Начнем с анализа гносеологических идей Э. А. Тайсиной. Как справедливо отмечает В. И. Пржиленский, Тайсиной «удается сохранить немало того, что считается содержанием классической теории познания. Последняя при этом сама включается в теорию бытия, ибо, по мысли автора, “теория познания – это теория познания бытия”, о чем забывают те, кто разделяет бытие и познание, отделяет и даже изолирует друг от друга соответствующие области философского знания»76.
Если идеализм делится логически на объективный и субъективный, то материализм делится только в хронологическом порядке: стихийный, атомистический, механистический, антропологический, диалектический. Но почему материализм не может подразделяться также логически: на «объективный материализм» и «субъективный материализм»? Тайсина ставит в упрек современной западной эпистемологии ее бессубъектность, и ее термины «субъективный материализм» или «экзистенциальный материализм»77 призваны отразить, что теория познания должна иметь «человеческое измерение». На наш взгляд, это качество экзистенциального материализма в наибольшей степени сближает его с ЭД, так как последняя в значительной мере является субъекто-центрированной и также выступает против идеи бессубъектности знания.
Основной гносеологической «синтагмой»78 экзистенциальный материализм объявляет рассуждение о соотношении абсолютного и относительного в познании, которое Тайсина в афористическом изложении формулирует так: «Истина существует (или не существует), она едина (или не-едина) и она абсолютна (или не-абсолютна)»79. Эту диалектику истины мы также находим в ЭД, в которой утверждается, что истина является принадлежащей, с одной стороны, субъекту (и в этом смысле можно сказать, что она относительна), а с другой стороны, миру (и в этом смысле истина абсолютна).

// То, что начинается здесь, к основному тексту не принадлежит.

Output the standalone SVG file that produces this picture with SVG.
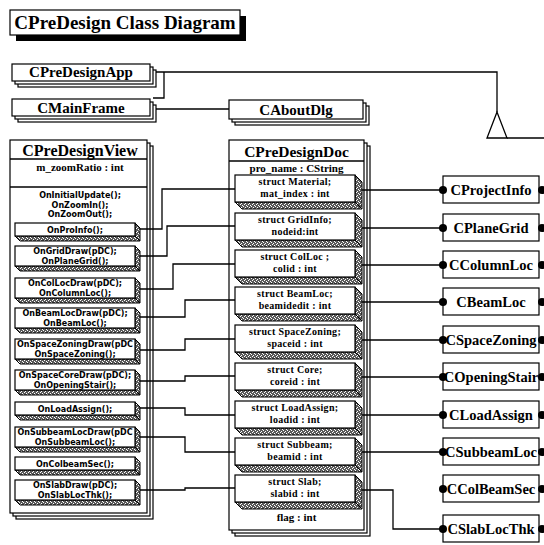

Понятие «экзистенциальный материализм» появляется уже в работе Э. А. Тайсиной «Философские вопросы семиотики»80. Это интересно, так как семиотика предполагает, что знаково-символическая сфера стоит между субъектом и реальностью. Более того, язык и культура как основные формы символизации – это то, что может обусловливать познание и даже детерминировать его. Поэтому закономерно, что прежде чем вести какой-то осмысленный разговор о совпадении оснований бытия и познания, необходимо решить вопрос о соотношении образа и знака, знака и значения. Причем это решение должно быть таковым, чтобы оно оставляло пространство для истино- и знание-ориентированной гносеологии.